The distortion or distortion measure, is certainly the most popular criterion for assessing the quality 
of the classification of a Kohonen map (see Kohonen [8]). This measure yields an assessment of 
model properties with respect to the data and overcomes the absence of cost function in the SOM 
algorithm. Moreover, the SOM algorithm has been proven to be an approximation for the gradient 
of distortion measure (see Graepel et al.[6]). 

Although the Kohonen map is proven to converge sometimes on equilibria points, when the 
number of observations tends to infinity, the learning dynamic cannot be described by a gradient 
descent of distortion measure for an infinite number of observations (see for example Erwin et 
al. [2]). Moreover, Kohonen [9] has shown in some examples for the one dimensional grid, that 
the model vector produced by the SOM algorithm does not exactly coincide with the optimum of 
distortion measure. This property seems to be paradoxical, on one hand SOM seems to minimize 
the distortion for a finite number of observations, but this behavior is no more true for the limit, 
i.e. an infinity of observations. 

In this paper we will investigate the relationship between the SOM and distortion measure. 
Firstly we will prove the strong consistency of the estimator minimizing the empirical distortion. 

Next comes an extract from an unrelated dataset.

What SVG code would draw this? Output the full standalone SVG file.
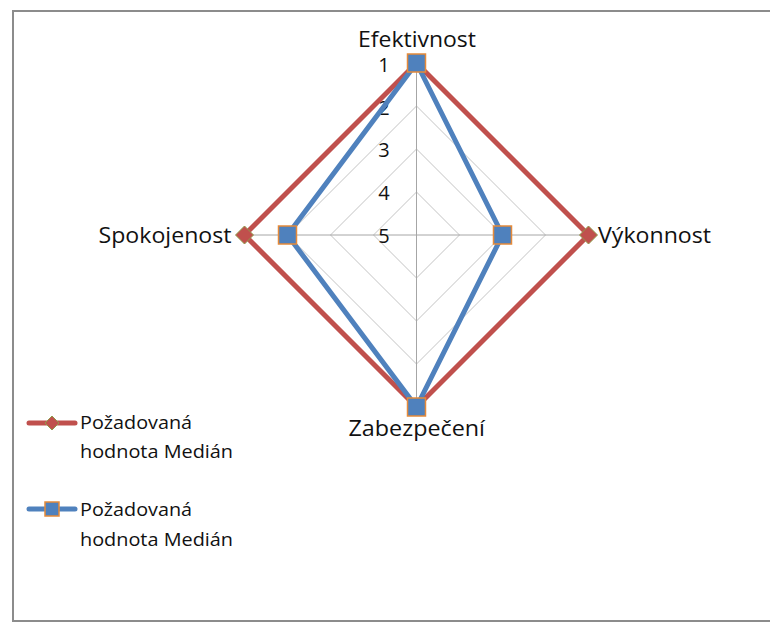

More precisely, we will prove that the maps almost minimizing the empirical distortion measure will 
converge almost surely to the set of maps minimizing the theoretical distortion measure. Secondly, 
we will calculate the derivatives of the theoretical distortion, and deduce from this calculation that 
the points minimizing the theoretical distortion differ generally from the equilibrium point of the 
SOM, whatever the dimension of the grid. Finally we will illustrate, with a simple example, why 
an apparent contradiction between the discrete and the continuous case occurs.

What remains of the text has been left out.